The importance of further dialogue
Presently, the application of the precautionary principle has not led to a ban on the development of gene drives. Since the technology alters a shared environment, consequences of the deployment affect everyone. It is important that researchers, policymakers and representatives of society enter into dialogue, and discuss how the development of gene drives can be guided by values that are important to society. The precautionary principle can play a role in this, as we suggested in an earlier article. Its application can help to determine where the boundaries lie for the use of this technology. Who decides on those, and who bears the responsibility for the application of precautionary principle and the consequences of the technology? Are there alternatives to gene drives and how do they relate to this technology? Applying the precautionary principle can also help to take into account the interests of future generations. In this respect, it is important that the focus of applying precaution is not on the final assessment of the risks, but that the application of precaution is considered early on in the research process.
Gene drive researchers are already doing this to some extent. Recently, researchers from various disciplines published a document with rules they adhere to regarding safety measures for lab and field studies. The document also contains suggestions for regulation of the technology. Given that gene drives can have large-scale effects, it is important that the application of precaution is not left solely to the developers of the technology, but that the discussion about it is broadened.
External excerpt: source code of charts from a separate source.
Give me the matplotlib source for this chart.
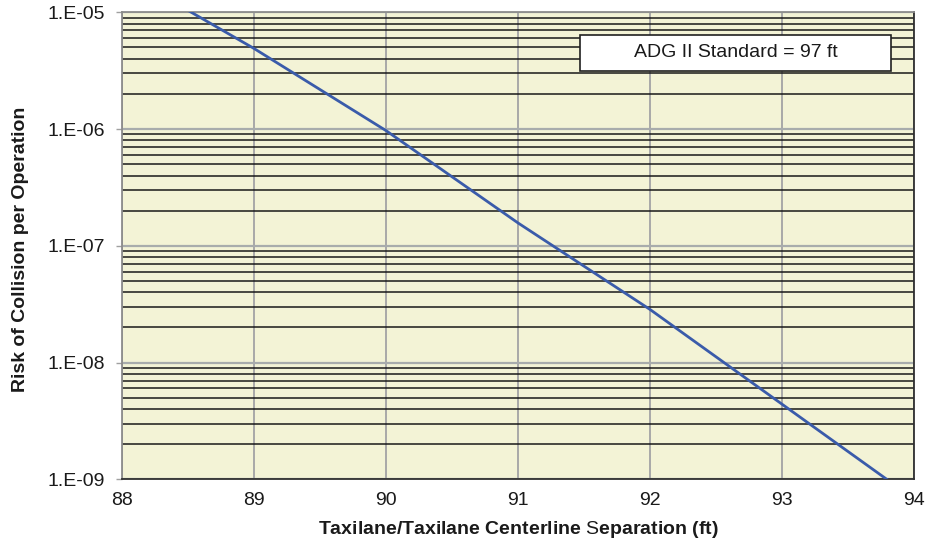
import numpy as np
import matplotlib
matplotlib.use("Agg")
import matplotlib.pyplot as plt
from matplotlib.ticker import LogLocator, FuncFormatter, FixedLocator
from matplotlib.patches import Rectangle

plt.rcParams['font.family'] = ['Liberation Sans', 'DejaVu Sans']
plt.rcParams['mathtext.fontset'] = 'custom'
plt.rcParams['mathtext.rm'] = 'Liberation Sans:normal'

# separation (ft) vs risk per operation
separation = [88, 89, 90, 91, 92, 93, 94]
risk = [2.2e-5, 4.9e-6, 9.7e-7, 1.57e-7, 2.85e-8, 4.4e-9, 6.8e-10]

x_ticks = [88, 89, 90, 91, 92, 93, 94]
y_ticks = [1e-9, 1e-8, 1e-7, 1e-6, 1e-5]
note = "ADG II Standard = 97 ft"

fig = plt.figure(figsize=(9.29, 5.54), dpi=100)
ax = fig.add_axes([0.1313, 0.1348, 0.8526, 0.843])
ax.set_facecolor('#F3F3D6')

ax.set_yscale('log')
ax.set_xlim(88, 94)
ax.set_ylim(1e-9, 1e-5)

# grid: minor horizontal black, major gray
ax.yaxis.set_major_locator(FixedLocator(y_ticks))
ax.yaxis.set_minor_locator(LogLocator(base=10, subs=np.arange(2, 10)))
ax.xaxis.set_major_locator(FixedLocator(x_ticks))
ax.grid(True, which='minor', axis='y', color='#141414', lw=1.2, alpha=0.9)
ax.grid(True, which='major', axis='y', color='#a8acac', lw=1.6)
ax.grid(True, which='major', axis='x', color='#a8a8a8', lw=1.4)
ax.set_axisbelow(True)

ax.plot(separation, risk, color='#3A5BAA', lw=2.0, clip_on=True, zorder=3)

def sci(v, pos):
    e = int(round(np.log10(v)))
    return "1.E-%02d" % (-e)

ax.yaxis.set_major_formatter(FuncFormatter(sci))
ax.yaxis.set_minor_formatter(FuncFormatter(lambda v, p: ""))
ax.tick_params(axis='y', which='major', length=4, width=1, color='#a0a0a0',
               labelsize=14, pad=8, colors='#a0a0a0', labelcolor='#1a1a1a')
ax.tick_params(axis='y', which='minor', length=0)
ax.tick_params(axis='x', length=0, labelsize=14, pad=9, labelcolor='#1a1a1a')

for side in ['left', 'top']:
    ax.spines[side].set_color('#8c8c8c')
    ax.spines[side].set_linewidth(1.3)
for side in ['right', 'bottom']:
    ax.spines[side].set_color('#303030')
    ax.spines[side].set_linewidth(1.3)

# annotation box
ax.add_patch(Rectangle((0.578, 0.875), 0.393, 0.076, transform=ax.transAxes,
                       facecolor='white', edgecolor='#202020', lw=1.2, zorder=5))
ax.text(0.775, 0.913, note, transform=ax.transAxes, ha='center', va='center',
        fontsize=14, color='#1a1a1a', zorder=6)

fig.text(0.5576, 1 - 529 / 554, r"Taxilane/Taxilane Centerline $\mathrm{S}$eparation (ft)",
         ha='center', va='center', fontsize=14, fontweight='bold', color='#1a1a1a')
fig.text(21 / 929, 1 - 249 / 554, "Risk of Collision per Operation",
         ha='center', va='center', rotation=90, fontsize=14, fontweight='bold',
         color='#1a1a1a')

fig.savefig("out.png", dpi=100)
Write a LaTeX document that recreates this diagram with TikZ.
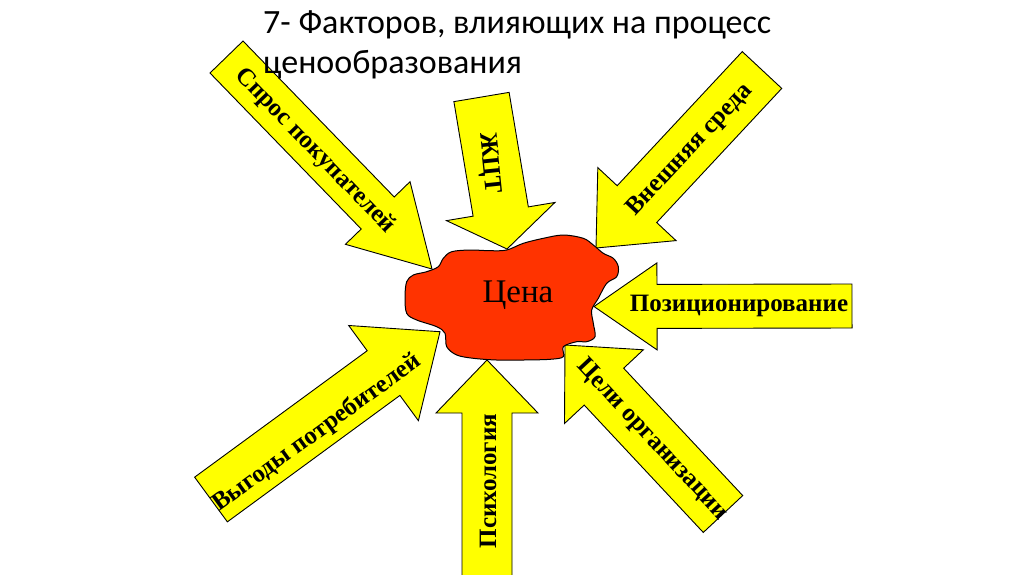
\documentclass[tikz,border=0pt]{standalone}
\usepackage{fontspec}
\setmainfont{Liberation Serif}
\newfontfamily\titlefont{Carlito}
\usetikzlibrary{calc}
\definecolor{factoryellow}{RGB}{255,255,0}
\definecolor{pricered}{RGB}{255,51,0}
\tikzset{
  factor/.style={draw=black,line width=0.9pt,fill=factoryellow,line join=miter},
  factortext/.style={font=\fontsize{25}{30}\selectfont\bfseries,inner sep=0pt},
  blob/.style={draw=black,line width=1pt,fill=pricered},
  titletext/.style={font=\titlefont\fontsize{34}{40}\selectfont,align=left,inner sep=0pt}
}
% block arrow: tail, tip, shaft half width, head half width, head length
\newcommand{\blockarrow}[5]{%
  \coordinate (hb) at ($(#2)!#5!(#1)$);
  \draw[factor] ($(#1)!#3!90:(#2)$) -- ($(hb)!#3!90:(#2)$) -- ($(hb)!#4!90:(#2)$)
    -- (#2) -- ($(hb)!#4!-90:(#2)$) -- ($(hb)!#3!-90:(#2)$) -- ($(#1)!#3!-90:(#2)$) -- cycle;}

\begin{document}
\begin{tikzpicture}[x=1pt,y=-1pt]
  \useasboundingbox[fill=white] (0,0) rectangle (1024,574);

  %% arrow ends
  \coordinate (demandtail) at (226.5,57);   \coordinate (demandtip) at (432,269);
  \coordinate (lifetail) at (481.5,97);     \coordinate (lifetip) at (507,249);
  \coordinate (outertail) at (762,70);      \coordinate (outertip) at (596,248);
  \coordinate (positail) at (852,306);      \coordinate (positip) at (594,306.5);
  \coordinate (goaltail) at (723,514);      \coordinate (goaltip) at (565,345);
  \coordinate (psychtail) at (487,578);     \coordinate (psychtip) at (487,360);
  \coordinate (benefittail) at (211,499.5); \coordinate (benefittip) at (440,331.7);

  %% arrows
  \blockarrow{demandtail}{demandtip}{23pt}{45pt}{78pt}
  \blockarrow{lifetail}{lifetip}{28pt}{55pt}{38pt}
  \blockarrow{outertail}{outertip}{27pt}{53.5pt}{60pt}
  \blockarrow{positail}{positip}{22pt}{43.5pt}{63pt}
  \blockarrow{goaltail}{goaltip}{27pt}{54pt}{57pt}
  \blockarrow{psychtail}{psychtip}{25pt}{51pt}{53pt}
  \blockarrow{benefittail}{benefittip}{27.7pt}{59pt}{70pt}

  %% price blob
  \draw[blob] plot[smooth cycle,tension=0.55] coordinates {
    (451.7,251.7) (470,250) (490,250.7) (506.7,250) (523.3,243.3) (543.3,238.3)
    (563.3,235) (583.3,238.3) (593.3,245) (603.3,253.3) (613.3,258.3) (618.3,266.7)
    (616.7,276.7) (606.7,283.3) (598.3,298.3) (591.7,310) (593.3,323.3) (595,336.7)
    (586.7,341.7) (576.7,341.7) (563.3,346.7) (563.3,356.7) (550,359.3) (523.3,360)
    (496.7,360) (473.3,358.3) (456.7,355) (446.7,346.7) (445,333.3) (436.7,326.7)
    (416.7,320) (406.7,313.3) (405,296.7) (406.7,281.7) (413.3,275) (426.7,271.7)
    (438.3,266.7) (443.3,258.3)};
  \node[font=\fontsize{33}{36}\selectfont,inner sep=0pt] (price) at (518,295) {Цена};

  %% labels
  \node[factortext,rotate=-46] (demand) at (315,151) {Спрос покупателей};
  \node[factortext,rotate=-84] (life) at (489,163) {ЖЦТ};
  \node[factortext,rotate=47] (outer) at (690,150) {Внешняя среда};
  \node[factortext] (posi) at (739,306) {Позиционирование};
  \node[factortext,rotate=-47] (goal) at (652,440) {Цели организации};
  \node[factortext,rotate=90] (psych) at (488,481) {Психология};
  \node[factortext,rotate=36] (benefit) at (317,433) {Выгоды потребителей};

  %% title
  \node[titletext,anchor=north west] (title) at (263,10)
    {7- Факторов, влияющих на процесс\\ценообразования};
\end{tikzpicture}
\end{document}
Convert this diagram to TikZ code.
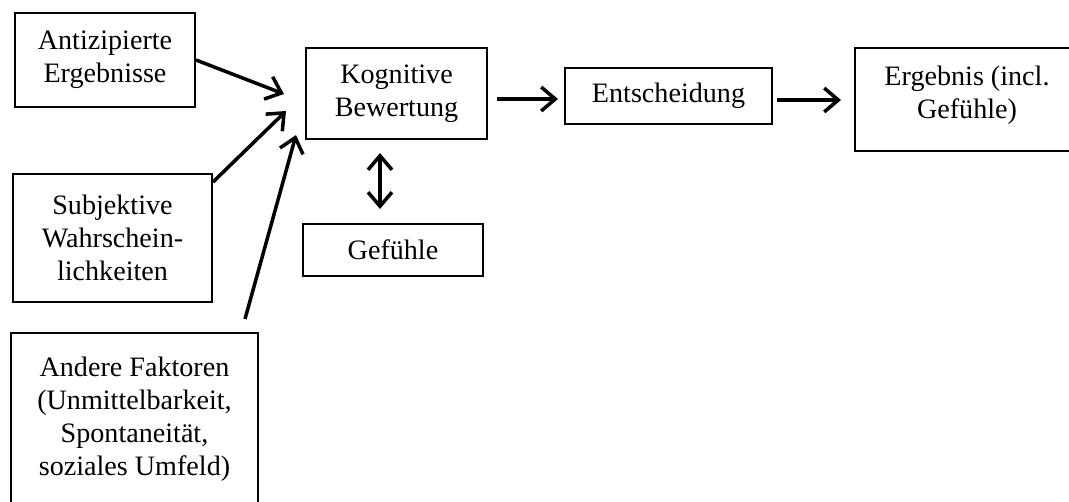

Gene drives offer new and unprecedented opportunities to intervene in nature. An earlier case study for the RECIPES project demonstrated that it is important to discuss the desirability of a technology in parallel with its development. By applying the precautionary principle early on, it can steer innovation in the right direction. In this way, the principle does not become a barrier to technological progress. But it serves as a compass to steer innovation in the direction of society's interests and needs.